TASK OBJECTIVE.
Copy only what lies from the line containing "Recreate this image as a LaTeX" through the line containing "-- ++(8.65,-30.5) -- ++(-4.3,0)" in the entries below, keeping both end lines exact and dropping every picture.

[Plotting code records]
########
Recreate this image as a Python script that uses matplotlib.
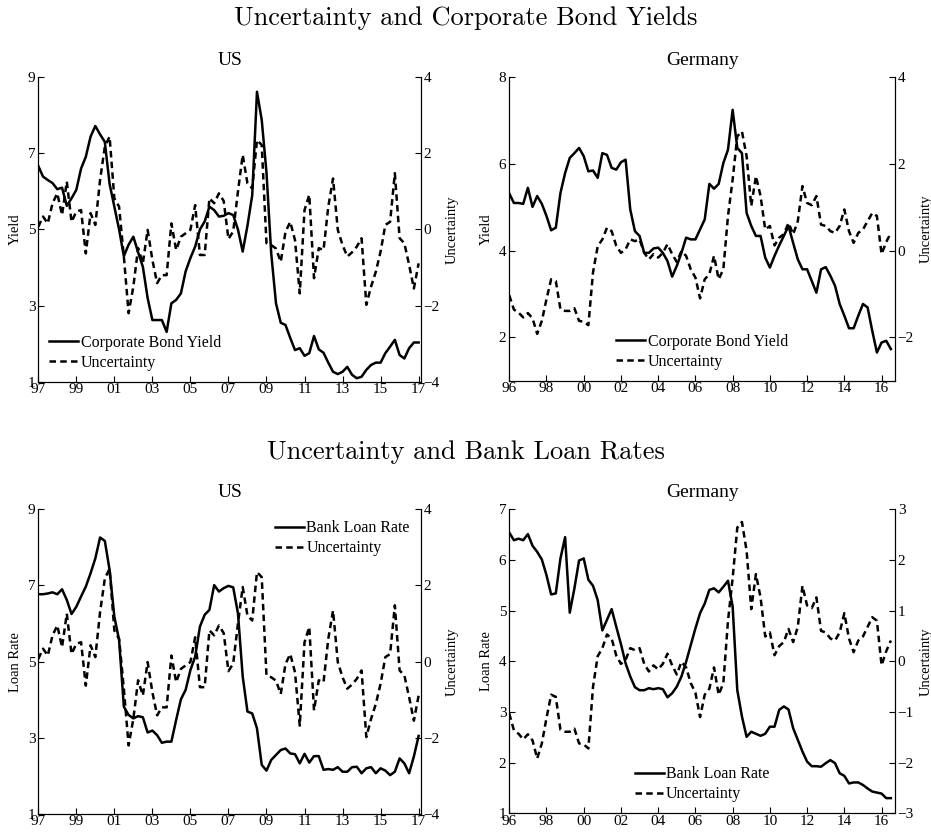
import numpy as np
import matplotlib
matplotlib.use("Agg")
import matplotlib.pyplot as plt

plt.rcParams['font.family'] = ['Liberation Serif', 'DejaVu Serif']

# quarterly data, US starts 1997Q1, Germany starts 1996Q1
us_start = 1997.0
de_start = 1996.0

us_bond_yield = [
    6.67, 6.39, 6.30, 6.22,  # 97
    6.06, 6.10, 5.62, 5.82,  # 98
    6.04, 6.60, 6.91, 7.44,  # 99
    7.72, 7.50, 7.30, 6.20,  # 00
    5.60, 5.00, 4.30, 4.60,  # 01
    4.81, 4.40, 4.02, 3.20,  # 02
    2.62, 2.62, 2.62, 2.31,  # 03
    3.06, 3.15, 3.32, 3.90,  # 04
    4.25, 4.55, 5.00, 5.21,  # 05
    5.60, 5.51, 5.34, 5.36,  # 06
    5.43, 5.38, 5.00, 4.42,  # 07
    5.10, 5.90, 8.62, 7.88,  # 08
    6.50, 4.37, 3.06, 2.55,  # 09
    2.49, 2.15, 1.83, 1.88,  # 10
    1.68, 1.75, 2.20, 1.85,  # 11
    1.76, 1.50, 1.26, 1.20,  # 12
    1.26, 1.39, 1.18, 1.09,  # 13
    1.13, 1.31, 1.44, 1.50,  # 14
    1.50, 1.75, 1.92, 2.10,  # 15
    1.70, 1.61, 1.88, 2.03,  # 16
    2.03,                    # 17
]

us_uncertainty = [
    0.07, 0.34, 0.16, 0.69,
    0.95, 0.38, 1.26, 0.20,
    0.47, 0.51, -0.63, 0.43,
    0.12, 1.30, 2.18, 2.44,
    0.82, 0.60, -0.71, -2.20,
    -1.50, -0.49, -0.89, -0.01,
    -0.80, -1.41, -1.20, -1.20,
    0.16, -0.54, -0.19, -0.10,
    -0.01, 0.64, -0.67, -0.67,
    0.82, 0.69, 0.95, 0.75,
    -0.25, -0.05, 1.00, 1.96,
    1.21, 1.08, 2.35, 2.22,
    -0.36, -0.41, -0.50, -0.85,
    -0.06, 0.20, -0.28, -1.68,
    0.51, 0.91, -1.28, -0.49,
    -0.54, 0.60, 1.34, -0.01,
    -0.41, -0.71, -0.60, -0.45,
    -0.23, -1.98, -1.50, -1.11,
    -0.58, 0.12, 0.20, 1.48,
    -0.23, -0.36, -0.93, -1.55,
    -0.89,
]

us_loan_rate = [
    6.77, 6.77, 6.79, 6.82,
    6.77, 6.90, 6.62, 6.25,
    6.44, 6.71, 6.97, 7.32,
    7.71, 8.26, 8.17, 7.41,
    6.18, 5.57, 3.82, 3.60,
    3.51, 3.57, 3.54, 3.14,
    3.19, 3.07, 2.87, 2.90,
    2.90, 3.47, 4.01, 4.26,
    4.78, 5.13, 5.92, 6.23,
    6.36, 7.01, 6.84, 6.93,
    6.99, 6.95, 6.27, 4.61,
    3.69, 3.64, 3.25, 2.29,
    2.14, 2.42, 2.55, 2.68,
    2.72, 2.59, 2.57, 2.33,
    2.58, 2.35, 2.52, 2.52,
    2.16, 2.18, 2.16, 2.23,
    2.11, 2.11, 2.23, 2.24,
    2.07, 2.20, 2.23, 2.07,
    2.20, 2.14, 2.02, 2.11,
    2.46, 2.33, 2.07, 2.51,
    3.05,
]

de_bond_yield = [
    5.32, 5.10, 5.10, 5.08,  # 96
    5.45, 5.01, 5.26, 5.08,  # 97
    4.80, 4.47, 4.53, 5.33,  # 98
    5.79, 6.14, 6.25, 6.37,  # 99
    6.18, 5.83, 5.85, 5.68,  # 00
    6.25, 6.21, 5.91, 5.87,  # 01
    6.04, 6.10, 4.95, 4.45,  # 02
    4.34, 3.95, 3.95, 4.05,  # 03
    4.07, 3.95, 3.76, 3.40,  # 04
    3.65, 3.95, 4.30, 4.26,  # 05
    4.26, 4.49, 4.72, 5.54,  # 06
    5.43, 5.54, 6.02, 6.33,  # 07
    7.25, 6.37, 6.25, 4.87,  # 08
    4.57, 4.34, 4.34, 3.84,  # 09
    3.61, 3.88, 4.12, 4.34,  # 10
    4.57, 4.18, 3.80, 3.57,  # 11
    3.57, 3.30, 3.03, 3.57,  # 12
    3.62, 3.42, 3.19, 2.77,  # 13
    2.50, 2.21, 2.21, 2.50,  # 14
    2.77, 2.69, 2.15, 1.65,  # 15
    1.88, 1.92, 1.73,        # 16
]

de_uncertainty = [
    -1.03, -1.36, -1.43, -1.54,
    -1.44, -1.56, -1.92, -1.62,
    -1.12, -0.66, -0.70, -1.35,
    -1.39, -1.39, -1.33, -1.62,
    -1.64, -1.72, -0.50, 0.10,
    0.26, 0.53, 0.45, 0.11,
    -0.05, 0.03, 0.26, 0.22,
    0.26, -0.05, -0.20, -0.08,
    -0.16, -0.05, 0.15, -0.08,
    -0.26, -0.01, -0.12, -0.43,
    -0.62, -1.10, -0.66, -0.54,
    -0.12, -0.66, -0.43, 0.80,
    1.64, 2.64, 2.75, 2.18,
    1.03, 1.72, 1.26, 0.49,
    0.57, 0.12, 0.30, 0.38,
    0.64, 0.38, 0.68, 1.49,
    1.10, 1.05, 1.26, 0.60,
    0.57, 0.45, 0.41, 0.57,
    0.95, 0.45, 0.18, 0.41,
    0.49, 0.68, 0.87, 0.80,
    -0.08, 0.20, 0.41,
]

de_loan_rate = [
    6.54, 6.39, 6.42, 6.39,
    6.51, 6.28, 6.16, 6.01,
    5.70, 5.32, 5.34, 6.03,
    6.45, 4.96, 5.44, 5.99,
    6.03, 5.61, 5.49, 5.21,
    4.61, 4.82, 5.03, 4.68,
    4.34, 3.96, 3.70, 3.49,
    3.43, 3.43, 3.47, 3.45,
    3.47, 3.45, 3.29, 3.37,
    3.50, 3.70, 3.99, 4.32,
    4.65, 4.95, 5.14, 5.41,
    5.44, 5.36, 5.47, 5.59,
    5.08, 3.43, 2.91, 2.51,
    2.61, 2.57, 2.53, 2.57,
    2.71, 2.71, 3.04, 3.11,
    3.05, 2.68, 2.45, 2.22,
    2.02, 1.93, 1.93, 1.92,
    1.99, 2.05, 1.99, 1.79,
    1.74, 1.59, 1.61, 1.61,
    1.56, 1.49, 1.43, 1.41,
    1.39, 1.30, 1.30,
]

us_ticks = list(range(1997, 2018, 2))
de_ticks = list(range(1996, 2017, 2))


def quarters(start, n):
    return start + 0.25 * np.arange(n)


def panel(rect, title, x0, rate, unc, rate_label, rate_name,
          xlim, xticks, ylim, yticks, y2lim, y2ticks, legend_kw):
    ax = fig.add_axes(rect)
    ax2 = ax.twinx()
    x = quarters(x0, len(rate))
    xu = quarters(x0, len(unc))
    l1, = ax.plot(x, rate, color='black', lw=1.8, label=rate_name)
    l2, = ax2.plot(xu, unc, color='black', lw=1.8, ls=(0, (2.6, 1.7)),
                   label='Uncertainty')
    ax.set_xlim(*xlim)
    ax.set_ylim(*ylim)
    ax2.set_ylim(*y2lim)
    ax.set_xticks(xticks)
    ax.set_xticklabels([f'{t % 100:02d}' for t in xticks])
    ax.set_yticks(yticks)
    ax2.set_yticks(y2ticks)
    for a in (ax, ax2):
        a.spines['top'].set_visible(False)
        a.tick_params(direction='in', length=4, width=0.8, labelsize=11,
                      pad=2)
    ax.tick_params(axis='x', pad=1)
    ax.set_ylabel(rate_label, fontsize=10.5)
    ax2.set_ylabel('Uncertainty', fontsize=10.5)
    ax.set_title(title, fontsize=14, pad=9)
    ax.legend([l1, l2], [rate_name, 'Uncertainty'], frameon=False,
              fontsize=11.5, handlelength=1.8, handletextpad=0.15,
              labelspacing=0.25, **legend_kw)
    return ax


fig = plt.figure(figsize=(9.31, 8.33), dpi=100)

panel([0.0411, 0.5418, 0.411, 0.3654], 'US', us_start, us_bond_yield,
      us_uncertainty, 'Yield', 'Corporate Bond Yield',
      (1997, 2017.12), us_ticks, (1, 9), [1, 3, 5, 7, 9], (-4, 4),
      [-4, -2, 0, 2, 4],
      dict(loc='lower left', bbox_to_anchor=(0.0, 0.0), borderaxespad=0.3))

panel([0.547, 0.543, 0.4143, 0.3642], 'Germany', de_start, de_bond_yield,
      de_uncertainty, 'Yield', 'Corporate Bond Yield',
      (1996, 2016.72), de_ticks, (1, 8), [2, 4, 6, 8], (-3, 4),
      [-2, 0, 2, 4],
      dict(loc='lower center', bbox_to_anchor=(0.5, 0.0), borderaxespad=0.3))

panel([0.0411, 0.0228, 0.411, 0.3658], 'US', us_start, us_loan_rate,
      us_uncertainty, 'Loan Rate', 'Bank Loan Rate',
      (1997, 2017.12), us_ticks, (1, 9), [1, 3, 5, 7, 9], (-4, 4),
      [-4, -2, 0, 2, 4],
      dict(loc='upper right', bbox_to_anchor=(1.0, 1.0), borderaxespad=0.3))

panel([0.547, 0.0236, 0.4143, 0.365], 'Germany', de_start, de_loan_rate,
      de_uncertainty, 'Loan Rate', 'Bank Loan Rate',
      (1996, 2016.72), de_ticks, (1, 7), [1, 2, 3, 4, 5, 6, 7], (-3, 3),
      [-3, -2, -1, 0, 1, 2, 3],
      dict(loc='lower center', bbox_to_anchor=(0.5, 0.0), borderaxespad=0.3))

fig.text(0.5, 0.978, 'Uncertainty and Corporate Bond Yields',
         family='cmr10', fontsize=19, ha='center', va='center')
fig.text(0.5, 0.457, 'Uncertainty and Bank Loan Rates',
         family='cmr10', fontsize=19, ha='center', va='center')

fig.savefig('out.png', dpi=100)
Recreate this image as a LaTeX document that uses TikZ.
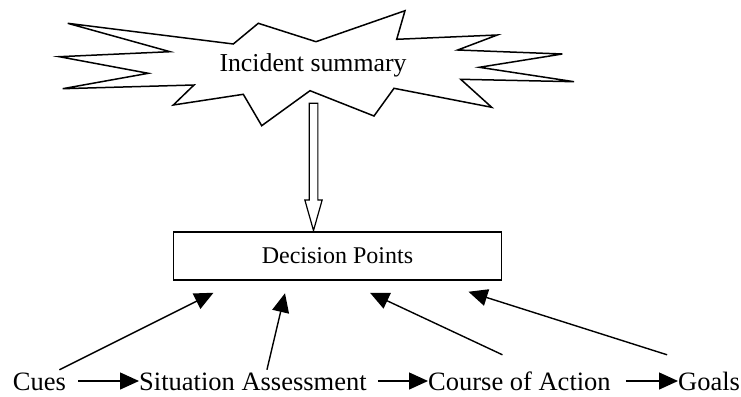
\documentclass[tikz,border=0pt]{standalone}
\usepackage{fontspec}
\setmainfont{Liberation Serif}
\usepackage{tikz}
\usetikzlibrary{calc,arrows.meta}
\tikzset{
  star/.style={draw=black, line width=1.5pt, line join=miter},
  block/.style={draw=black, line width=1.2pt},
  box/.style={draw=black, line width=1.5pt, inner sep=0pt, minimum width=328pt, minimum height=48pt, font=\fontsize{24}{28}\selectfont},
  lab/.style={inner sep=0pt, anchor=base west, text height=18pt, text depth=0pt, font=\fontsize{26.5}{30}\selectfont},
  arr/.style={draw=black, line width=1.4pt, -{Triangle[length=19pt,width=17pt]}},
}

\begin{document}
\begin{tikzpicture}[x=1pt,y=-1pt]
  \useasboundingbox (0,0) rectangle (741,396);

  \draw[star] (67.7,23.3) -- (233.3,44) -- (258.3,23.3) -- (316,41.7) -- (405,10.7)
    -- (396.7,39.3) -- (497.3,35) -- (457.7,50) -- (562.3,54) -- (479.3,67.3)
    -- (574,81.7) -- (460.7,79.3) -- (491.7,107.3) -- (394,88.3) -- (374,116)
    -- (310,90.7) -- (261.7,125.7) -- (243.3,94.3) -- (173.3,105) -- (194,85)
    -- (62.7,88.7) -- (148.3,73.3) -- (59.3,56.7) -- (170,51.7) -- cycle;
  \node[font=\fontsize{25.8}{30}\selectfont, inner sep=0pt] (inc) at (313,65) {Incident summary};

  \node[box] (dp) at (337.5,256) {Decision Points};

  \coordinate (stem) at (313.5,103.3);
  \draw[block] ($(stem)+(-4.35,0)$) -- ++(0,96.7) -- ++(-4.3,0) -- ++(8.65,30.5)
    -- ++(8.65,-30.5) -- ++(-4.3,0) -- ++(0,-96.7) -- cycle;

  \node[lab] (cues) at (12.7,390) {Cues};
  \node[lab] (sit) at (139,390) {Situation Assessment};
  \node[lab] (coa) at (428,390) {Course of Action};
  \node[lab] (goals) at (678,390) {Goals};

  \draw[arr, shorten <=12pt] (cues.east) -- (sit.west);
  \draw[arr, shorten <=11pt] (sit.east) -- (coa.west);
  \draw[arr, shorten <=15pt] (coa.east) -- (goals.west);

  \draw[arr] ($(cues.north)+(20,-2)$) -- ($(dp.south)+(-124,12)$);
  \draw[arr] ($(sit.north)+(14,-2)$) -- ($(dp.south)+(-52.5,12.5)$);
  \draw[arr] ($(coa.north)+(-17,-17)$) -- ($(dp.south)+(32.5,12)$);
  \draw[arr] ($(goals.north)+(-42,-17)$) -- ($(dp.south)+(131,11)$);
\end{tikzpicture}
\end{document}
########
RESPONSE FOR THIS EXERCISE.
Recreate this image as a LaTeX document that uses TikZ.
\documentclass[tikz,border=0pt]{standalone}
\usepackage{fontspec}
\setmainfont{Liberation Serif}
\usepackage{tikz}
\usetikzlibrary{calc,arrows.meta}
\tikzset{
  star/.style={draw=black, line width=1.5pt, line join=miter},
  block/.style={draw=black, line width=1.2pt},
  box/.style={draw=black, line width=1.5pt, inner sep=0pt, minimum width=328pt, minimum height=48pt, font=\fontsize{24}{28}\selectfont},
  lab/.style={inner sep=0pt, anchor=base west, text height=18pt, text depth=0pt, font=\fontsize{26.5}{30}\selectfont},
  arr/.style={draw=black, line width=1.4pt, -{Triangle[length=19pt,width=17pt]}},
}

\begin{document}
\begin{tikzpicture}[x=1pt,y=-1pt]
  \useasboundingbox (0,0) rectangle (741,396);

  \draw[star] (67.7,23.3) -- (233.3,44) -- (258.3,23.3) -- (316,41.7) -- (405,10.7)
    -- (396.7,39.3) -- (497.3,35) -- (457.7,50) -- (562.3,54) -- (479.3,67.3)
    -- (574,81.7) -- (460.7,79.3) -- (491.7,107.3) -- (394,88.3) -- (374,116)
    -- (310,90.7) -- (261.7,125.7) -- (243.3,94.3) -- (173.3,105) -- (194,85)
    -- (62.7,88.7) -- (148.3,73.3) -- (59.3,56.7) -- (170,51.7) -- cycle;
  \node[font=\fontsize{25.8}{30}\selectfont, inner sep=0pt] (inc) at (313,65) {Incident summary};

  \node[box] (dp) at (337.5,256) {Decision Points};

  \coordinate (stem) at (313.5,103.3);
  \draw[block] ($(stem)+(-4.35,0)$) -- ++(0,96.7) -- ++(-4.3,0) -- ++(8.65,30.5)
    -- ++(8.65,-30.5) -- ++(-4.3,0) -- ++(0,-96.7) -- cycle;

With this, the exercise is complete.